I’ve always considered Michael McDonald one of the greatest R&B vocalists alive. From his days as a member of the Doobie Brothers to his recent tributes to Motown, McDonald has always contributed powerfully soulful performances to every song. And now, for the first time, all of his Doobie Brothers and solo hits are being offered together on The Ultimate Collection.
It’s important to note that Michael McDonald produced the album himself, so it’s probably safe to say that it represents the artist’s view of what an ultimate collection of his music entails.
For me, the highlights of this 19-track set are the six Doobie Brothers songs, which McDonald was a member of from the mid-70s to 1982. All of McDonald’s post-Doobie Brothers hits, including “I Keep Forgettin’ (Every Time You’re Near)” and “Sweet Freedom” are included. The minor hits “I Gotta Try” and “No Lookin’ Back,” co-written by Kenny Loggins, are here, too.
The collection also includes the popular duets with James Ingram (“Yah Mo B There”) and Patti LaBelle (“On My Own”). Though, truthfully, I cannot stand either of them. They are the type of songs that do not stand the test of time, and usually wind up on cheesy 80s compilations.

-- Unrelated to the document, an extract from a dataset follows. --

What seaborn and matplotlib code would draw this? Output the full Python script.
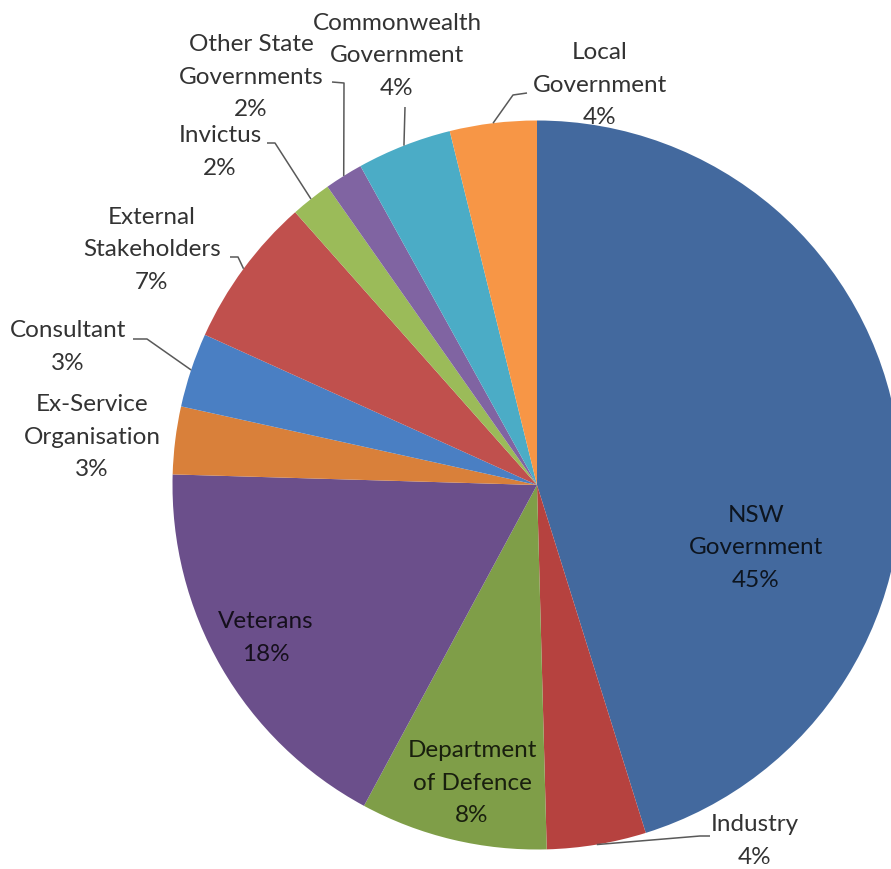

Speaking of music of the 80’s, McDonald’s non-Doobies contributions to this album from that decade are by far the weakest on this collection. I’ve always been stymied by the way his and other pop/R&B artists’ records were produced at that time, or should I say overproduced. With the introduction of so much new technology, including sound modeling synthesizers and drum machines, popular music of the 80s was victimized by over-utilization of that technology. For a guy whose voice exudes heart and soul, the music on some of those tracks from the 80s suck the heart and soul right out of the listener.
This album provided a pleasant surprise for me in it’s inclusion of two tracks from McDonald’s 2000 album Blue Obsession. Upon listening to the songs “No Love to be Found” and “Open the Door,” I took a chance on Blue Obsession and was really impressed. It’s got a Steely Dan feel to it, which isn’t too surprising considering he played on four albums with “The Dan.” I recommend Blue Obsession for even the casual Michael McDonald fan.
Like any “best of” compilation, if you like the artist, you’ll like the album. And for The Ultimate Collection, all the hits and radio songs are here. Sure, there are probably some deep cuts that hardcore fans would have liked included here, but anything short of a “complete works” box set would fail at that attempt. And while I’m not a fan of McDonald’s 80s era releases, I can accept the fact that he was very commercially successful during that time.
If you are looking to purchase one Michael McDonald “best of” album, I recommend you get this one for the fact that this is the only one with McDonald’s Doobie Brothers hits. And if you’re like me, those are the ones that really matter.